• **Aim**: Exactly and only the lines from the one containing "Output the LaTeX" through the one containing "(maryd) at (130,147)" are to be repeated, both ends included.

• **Material for the task**:
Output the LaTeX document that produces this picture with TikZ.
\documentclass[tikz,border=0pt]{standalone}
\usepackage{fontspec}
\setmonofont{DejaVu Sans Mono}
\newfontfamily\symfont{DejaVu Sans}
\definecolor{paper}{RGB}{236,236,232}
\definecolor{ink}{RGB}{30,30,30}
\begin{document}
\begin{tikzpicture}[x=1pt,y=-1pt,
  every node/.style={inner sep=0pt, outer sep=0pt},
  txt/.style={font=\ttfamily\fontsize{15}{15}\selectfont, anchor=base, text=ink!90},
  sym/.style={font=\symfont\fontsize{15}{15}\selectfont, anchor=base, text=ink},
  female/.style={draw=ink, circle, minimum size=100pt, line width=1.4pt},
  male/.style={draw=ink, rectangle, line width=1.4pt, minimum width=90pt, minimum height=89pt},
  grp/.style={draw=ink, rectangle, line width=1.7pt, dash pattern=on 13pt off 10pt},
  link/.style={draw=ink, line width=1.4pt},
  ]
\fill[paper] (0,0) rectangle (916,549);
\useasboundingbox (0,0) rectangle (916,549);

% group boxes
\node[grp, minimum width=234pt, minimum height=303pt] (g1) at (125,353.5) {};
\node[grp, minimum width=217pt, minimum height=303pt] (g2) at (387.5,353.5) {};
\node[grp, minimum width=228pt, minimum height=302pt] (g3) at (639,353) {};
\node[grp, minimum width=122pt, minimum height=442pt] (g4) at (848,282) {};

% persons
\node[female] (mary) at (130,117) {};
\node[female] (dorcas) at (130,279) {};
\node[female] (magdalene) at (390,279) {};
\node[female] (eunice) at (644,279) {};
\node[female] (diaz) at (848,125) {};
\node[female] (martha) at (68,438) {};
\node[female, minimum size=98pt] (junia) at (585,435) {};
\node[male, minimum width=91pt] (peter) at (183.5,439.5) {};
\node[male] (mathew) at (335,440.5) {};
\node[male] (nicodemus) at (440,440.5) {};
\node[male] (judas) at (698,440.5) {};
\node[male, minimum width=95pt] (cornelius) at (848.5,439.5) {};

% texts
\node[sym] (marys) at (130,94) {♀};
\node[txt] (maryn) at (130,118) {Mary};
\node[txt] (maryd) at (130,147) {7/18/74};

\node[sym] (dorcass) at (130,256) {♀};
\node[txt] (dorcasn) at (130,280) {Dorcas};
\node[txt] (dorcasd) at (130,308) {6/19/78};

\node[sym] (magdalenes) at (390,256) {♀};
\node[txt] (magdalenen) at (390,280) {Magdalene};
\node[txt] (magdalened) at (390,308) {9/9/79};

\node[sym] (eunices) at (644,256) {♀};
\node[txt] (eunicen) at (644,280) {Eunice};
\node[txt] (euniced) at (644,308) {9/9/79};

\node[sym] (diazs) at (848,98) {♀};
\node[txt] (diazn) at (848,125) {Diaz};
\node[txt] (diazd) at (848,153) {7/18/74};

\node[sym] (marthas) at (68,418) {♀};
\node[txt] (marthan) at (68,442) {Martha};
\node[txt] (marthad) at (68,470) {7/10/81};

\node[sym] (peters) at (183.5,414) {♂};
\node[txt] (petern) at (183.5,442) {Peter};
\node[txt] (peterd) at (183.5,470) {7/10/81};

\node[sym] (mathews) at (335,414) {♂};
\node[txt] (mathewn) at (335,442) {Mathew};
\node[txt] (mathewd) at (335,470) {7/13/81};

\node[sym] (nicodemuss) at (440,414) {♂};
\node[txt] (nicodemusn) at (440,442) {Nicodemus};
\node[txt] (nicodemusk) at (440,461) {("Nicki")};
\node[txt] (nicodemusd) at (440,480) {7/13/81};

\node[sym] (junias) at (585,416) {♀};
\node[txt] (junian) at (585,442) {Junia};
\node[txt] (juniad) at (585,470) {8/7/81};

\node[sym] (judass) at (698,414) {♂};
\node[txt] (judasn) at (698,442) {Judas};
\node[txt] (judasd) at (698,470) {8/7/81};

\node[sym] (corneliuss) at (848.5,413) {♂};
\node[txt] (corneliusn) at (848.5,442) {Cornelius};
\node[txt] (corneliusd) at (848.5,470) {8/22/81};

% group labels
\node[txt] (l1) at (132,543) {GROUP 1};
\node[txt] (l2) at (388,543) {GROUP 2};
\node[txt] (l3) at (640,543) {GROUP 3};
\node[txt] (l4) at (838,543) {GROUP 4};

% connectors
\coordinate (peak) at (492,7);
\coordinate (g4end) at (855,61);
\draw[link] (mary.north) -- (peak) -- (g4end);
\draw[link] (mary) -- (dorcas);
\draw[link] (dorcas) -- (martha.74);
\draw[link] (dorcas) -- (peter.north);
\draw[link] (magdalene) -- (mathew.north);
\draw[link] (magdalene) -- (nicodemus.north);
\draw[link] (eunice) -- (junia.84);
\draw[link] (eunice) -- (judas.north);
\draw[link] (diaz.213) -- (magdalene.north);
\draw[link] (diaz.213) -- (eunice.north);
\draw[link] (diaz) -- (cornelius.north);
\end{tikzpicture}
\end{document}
...
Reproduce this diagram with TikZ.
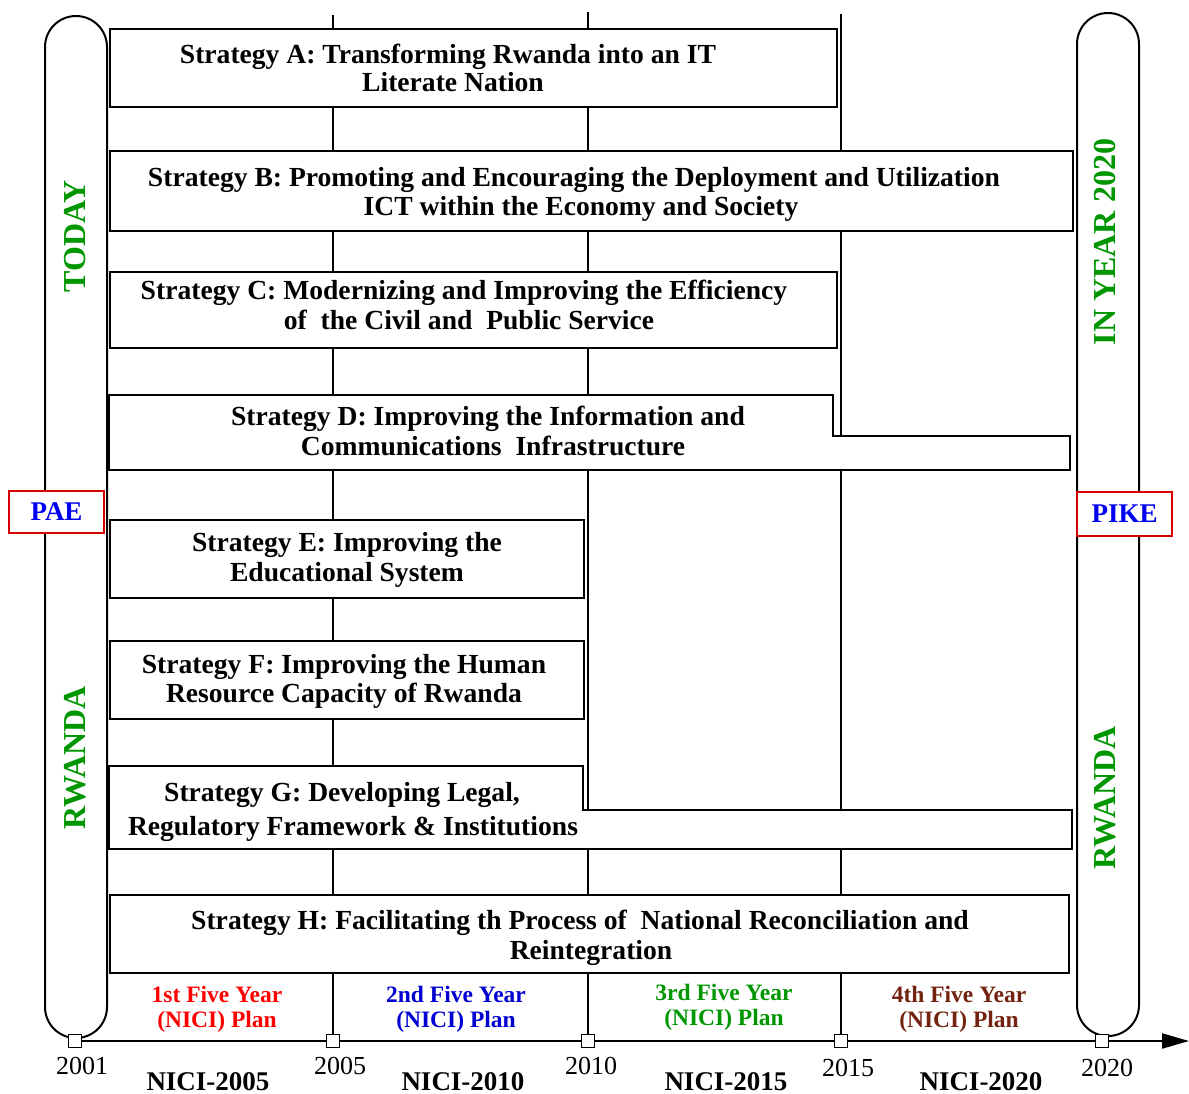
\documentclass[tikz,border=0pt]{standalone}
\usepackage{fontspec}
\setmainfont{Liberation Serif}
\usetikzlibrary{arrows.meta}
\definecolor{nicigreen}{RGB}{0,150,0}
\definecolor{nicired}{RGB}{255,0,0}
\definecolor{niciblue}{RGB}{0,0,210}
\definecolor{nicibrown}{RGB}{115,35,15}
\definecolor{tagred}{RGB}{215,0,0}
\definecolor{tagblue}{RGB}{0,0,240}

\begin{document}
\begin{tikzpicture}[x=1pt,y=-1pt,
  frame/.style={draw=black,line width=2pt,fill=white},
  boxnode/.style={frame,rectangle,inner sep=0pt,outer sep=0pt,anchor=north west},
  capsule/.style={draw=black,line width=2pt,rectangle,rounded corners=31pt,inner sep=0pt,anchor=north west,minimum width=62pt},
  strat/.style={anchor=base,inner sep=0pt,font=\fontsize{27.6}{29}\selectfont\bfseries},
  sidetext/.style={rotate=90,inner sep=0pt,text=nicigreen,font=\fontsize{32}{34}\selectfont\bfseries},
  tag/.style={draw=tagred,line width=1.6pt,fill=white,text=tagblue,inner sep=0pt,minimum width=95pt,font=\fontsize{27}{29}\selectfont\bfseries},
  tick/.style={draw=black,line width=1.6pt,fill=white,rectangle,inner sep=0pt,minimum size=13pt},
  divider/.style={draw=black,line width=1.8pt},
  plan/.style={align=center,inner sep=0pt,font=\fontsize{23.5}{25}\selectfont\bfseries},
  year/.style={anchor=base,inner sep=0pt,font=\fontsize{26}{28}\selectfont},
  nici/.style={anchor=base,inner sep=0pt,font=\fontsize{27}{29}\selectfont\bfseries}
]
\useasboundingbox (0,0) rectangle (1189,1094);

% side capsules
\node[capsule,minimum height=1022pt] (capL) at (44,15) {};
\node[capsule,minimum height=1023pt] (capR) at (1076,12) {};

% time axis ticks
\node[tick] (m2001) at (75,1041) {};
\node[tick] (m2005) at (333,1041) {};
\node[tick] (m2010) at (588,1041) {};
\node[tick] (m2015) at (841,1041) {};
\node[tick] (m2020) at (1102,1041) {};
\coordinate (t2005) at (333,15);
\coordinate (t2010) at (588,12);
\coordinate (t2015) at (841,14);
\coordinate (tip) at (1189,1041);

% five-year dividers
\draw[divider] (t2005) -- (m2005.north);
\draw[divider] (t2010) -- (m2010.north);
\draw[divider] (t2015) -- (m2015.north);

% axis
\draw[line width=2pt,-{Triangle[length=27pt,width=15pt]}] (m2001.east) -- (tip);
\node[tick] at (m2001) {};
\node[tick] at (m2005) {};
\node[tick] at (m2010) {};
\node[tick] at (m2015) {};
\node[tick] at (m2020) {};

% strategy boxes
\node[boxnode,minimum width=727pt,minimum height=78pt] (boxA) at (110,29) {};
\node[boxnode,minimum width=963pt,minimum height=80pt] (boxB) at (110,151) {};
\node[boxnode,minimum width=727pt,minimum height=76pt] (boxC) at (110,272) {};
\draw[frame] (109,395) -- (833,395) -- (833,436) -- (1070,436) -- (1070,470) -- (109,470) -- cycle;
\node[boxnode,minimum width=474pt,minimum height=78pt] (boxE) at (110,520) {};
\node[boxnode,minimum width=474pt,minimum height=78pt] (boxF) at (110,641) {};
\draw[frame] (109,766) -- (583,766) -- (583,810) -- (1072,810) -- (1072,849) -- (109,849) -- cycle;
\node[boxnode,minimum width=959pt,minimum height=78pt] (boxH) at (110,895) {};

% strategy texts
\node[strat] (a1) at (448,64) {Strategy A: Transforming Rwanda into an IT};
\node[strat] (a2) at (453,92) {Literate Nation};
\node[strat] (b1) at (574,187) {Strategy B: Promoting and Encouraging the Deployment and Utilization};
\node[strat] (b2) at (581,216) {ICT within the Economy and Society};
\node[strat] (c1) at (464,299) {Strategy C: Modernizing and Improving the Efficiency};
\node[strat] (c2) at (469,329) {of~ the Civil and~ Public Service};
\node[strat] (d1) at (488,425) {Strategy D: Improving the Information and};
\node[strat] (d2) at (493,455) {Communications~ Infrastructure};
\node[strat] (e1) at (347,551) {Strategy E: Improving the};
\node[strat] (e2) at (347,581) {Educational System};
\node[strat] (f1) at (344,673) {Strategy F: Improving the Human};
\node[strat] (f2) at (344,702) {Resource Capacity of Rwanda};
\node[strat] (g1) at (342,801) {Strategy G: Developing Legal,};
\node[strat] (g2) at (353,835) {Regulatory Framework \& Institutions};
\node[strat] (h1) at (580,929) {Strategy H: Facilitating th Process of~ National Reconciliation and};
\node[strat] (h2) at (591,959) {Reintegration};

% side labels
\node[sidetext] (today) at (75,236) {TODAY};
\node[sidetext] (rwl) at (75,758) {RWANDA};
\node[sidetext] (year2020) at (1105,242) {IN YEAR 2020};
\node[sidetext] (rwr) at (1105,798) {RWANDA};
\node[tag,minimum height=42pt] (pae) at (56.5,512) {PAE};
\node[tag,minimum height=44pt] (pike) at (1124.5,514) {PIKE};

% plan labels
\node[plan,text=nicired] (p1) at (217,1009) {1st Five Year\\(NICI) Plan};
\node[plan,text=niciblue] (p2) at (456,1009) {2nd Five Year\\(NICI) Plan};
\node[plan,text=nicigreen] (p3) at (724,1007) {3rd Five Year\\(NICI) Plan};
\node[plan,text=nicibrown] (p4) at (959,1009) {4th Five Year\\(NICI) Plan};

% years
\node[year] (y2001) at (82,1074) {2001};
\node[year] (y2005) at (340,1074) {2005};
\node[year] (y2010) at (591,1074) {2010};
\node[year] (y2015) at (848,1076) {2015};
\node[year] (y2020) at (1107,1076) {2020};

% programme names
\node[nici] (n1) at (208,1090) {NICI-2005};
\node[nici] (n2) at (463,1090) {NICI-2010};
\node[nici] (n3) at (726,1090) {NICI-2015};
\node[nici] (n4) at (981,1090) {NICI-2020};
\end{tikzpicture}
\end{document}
* * *
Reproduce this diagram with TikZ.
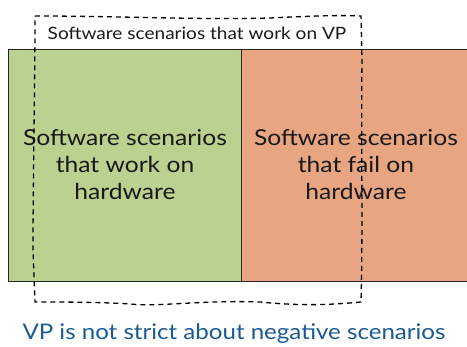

• **Expected answer**:
Output the LaTeX document that produces this picture with TikZ.
\documentclass[tikz,border=0pt]{standalone}
\usepackage{fontspec}
\setmonofont{DejaVu Sans Mono}
\newfontfamily\symfont{DejaVu Sans}
\definecolor{paper}{RGB}{236,236,232}
\definecolor{ink}{RGB}{30,30,30}
\begin{document}
\begin{tikzpicture}[x=1pt,y=-1pt,
  every node/.style={inner sep=0pt, outer sep=0pt},
  txt/.style={font=\ttfamily\fontsize{15}{15}\selectfont, anchor=base, text=ink!90},
  sym/.style={font=\symfont\fontsize{15}{15}\selectfont, anchor=base, text=ink},
  female/.style={draw=ink, circle, minimum size=100pt, line width=1.4pt},
  male/.style={draw=ink, rectangle, line width=1.4pt, minimum width=90pt, minimum height=89pt},
  grp/.style={draw=ink, rectangle, line width=1.7pt, dash pattern=on 13pt off 10pt},
  link/.style={draw=ink, line width=1.4pt},
  ]
\fill[paper] (0,0) rectangle (916,549);
\useasboundingbox (0,0) rectangle (916,549);

% group boxes
\node[grp, minimum width=234pt, minimum height=303pt] (g1) at (125,353.5) {};
\node[grp, minimum width=217pt, minimum height=303pt] (g2) at (387.5,353.5) {};
\node[grp, minimum width=228pt, minimum height=302pt] (g3) at (639,353) {};
\node[grp, minimum width=122pt, minimum height=442pt] (g4) at (848,282) {};

% persons
\node[female] (mary) at (130,117) {};
\node[female] (dorcas) at (130,279) {};
\node[female] (magdalene) at (390,279) {};
\node[female] (eunice) at (644,279) {};
\node[female] (diaz) at (848,125) {};
\node[female] (martha) at (68,438) {};
\node[female, minimum size=98pt] (junia) at (585,435) {};
\node[male, minimum width=91pt] (peter) at (183.5,439.5) {};
\node[male] (mathew) at (335,440.5) {};
\node[male] (nicodemus) at (440,440.5) {};
\node[male] (judas) at (698,440.5) {};
\node[male, minimum width=95pt] (cornelius) at (848.5,439.5) {};

% texts
\node[sym] (marys) at (130,94) {♀};
\node[txt] (maryn) at (130,118) {Mary};
\node[txt] (maryd) at (130,147) {7/18/74};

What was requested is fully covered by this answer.